# [SHORT EXERCISE]
Repeat every line exactly, keeping the pictures out of the copy.

# [DATA SHOWN]

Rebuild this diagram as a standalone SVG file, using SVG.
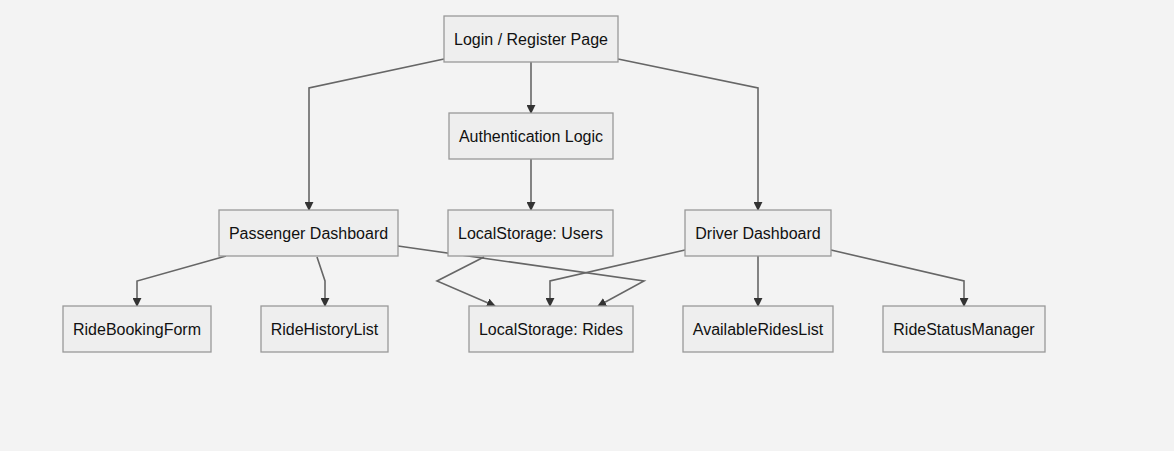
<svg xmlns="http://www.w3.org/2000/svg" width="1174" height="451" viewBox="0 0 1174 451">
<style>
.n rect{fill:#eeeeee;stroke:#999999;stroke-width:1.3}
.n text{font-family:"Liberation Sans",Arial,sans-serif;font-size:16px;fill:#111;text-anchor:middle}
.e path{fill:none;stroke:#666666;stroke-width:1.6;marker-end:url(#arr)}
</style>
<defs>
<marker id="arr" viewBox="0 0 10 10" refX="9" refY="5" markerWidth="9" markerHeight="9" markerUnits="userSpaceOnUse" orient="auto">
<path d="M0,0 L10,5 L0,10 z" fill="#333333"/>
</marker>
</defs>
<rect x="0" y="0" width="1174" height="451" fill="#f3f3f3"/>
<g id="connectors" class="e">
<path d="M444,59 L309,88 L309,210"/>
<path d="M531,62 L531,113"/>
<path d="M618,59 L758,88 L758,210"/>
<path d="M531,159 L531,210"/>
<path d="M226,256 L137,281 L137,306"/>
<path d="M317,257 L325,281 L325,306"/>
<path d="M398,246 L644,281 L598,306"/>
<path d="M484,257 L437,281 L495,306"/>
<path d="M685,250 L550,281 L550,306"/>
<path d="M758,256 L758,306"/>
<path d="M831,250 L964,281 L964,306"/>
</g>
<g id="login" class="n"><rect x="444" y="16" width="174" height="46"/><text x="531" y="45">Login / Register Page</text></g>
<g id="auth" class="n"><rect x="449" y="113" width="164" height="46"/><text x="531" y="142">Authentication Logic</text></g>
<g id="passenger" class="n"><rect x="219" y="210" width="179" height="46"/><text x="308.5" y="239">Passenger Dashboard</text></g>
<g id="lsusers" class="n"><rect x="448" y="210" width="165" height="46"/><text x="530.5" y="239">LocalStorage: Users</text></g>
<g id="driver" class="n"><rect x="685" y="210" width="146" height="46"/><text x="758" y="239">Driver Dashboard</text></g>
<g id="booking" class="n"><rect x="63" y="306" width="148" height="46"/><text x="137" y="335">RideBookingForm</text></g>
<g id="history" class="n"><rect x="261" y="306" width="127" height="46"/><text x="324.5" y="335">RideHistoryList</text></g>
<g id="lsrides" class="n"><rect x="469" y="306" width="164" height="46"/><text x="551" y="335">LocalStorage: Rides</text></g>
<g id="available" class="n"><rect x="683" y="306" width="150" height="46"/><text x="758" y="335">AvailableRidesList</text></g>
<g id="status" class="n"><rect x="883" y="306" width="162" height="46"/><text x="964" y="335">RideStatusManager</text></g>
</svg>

# [ANSWER TO THIS EXERCISE]
Rebuild this diagram as a standalone SVG file, using SVG.
<svg xmlns="http://www.w3.org/2000/svg" width="1174" height="451" viewBox="0 0 1174 451">
<style>
.n rect{fill:#eeeeee;stroke:#999999;stroke-width:1.3}
.n text{font-family:"Liberation Sans",Arial,sans-serif;font-size:16px;fill:#111;text-anchor:middle}
.e path{fill:none;stroke:#666666;stroke-width:1.6;marker-end:url(#arr)}
</style>
<defs>
<marker id="arr" viewBox="0 0 10 10" refX="9" refY="5" markerWidth="9" markerHeight="9" markerUnits="userSpaceOnUse" orient="auto">
<path d="M0,0 L10,5 L0,10 z" fill="#333333"/>
</marker>
</defs>
<rect x="0" y="0" width="1174" height="451" fill="#f3f3f3"/>
<g id="connectors" class="e">
<path d="M444,59 L309,88 L309,210"/>
<path d="M531,62 L531,113"/>
<path d="M618,59 L758,88 L758,210"/>
<path d="M531,159 L531,210"/>
<path d="M226,256 L137,281 L137,306"/>
<path d="M317,257 L325,281 L325,306"/>
<path d="M398,246 L644,281 L598,306"/>
<path d="M484,257 L437,281 L495,306"/>
<path d="M685,250 L550,281 L550,306"/>
<path d="M758,256 L758,306"/>
<path d="M831,250 L964,281 L964,306"/>
</g>
<g id="login" class="n"><rect x="444" y="16" width="174" height="46"/><text x="531" y="45">Login / Register Page</text></g>
<g id="auth" class="n"><rect x="449" y="113" width="164" height="46"/><text x="531" y="142">Authentication Logic</text></g>
<g id="passenger" class="n"><rect x="219" y="210" width="179" height="46"/><text x="308.5" y="239">Passenger Dashboard</text></g>
<g id="lsusers" class="n"><rect x="448" y="210" width="165" height="46"/><text x="530.5" y="239">LocalStorage: Users</text></g>
<g id="driver" class="n"><rect x="685" y="210" width="146" height="46"/><text x="758" y="239">Driver Dashboard</text></g>
<g id="booking" class="n"><rect x="63" y="306" width="148" height="46"/><text x="137" y="335">RideBookingForm</text></g>
<g id="history" class="n"><rect x="261" y="306" width="127" height="46"/><text x="324.5" y="335">RideHistoryList</text></g>
<g id="lsrides" class="n"><rect x="469" y="306" width="164" height="46"/><text x="551" y="335">LocalStorage: Rides</text></g>
<g id="available" class="n"><rect x="683" y="306" width="150" height="46"/><text x="758" y="335">AvailableRidesList</text></g>
<g id="status" class="n"><rect x="883" y="306" width="162" height="46"/><text x="964" y="335">RideStatusManager</text></g>
</svg>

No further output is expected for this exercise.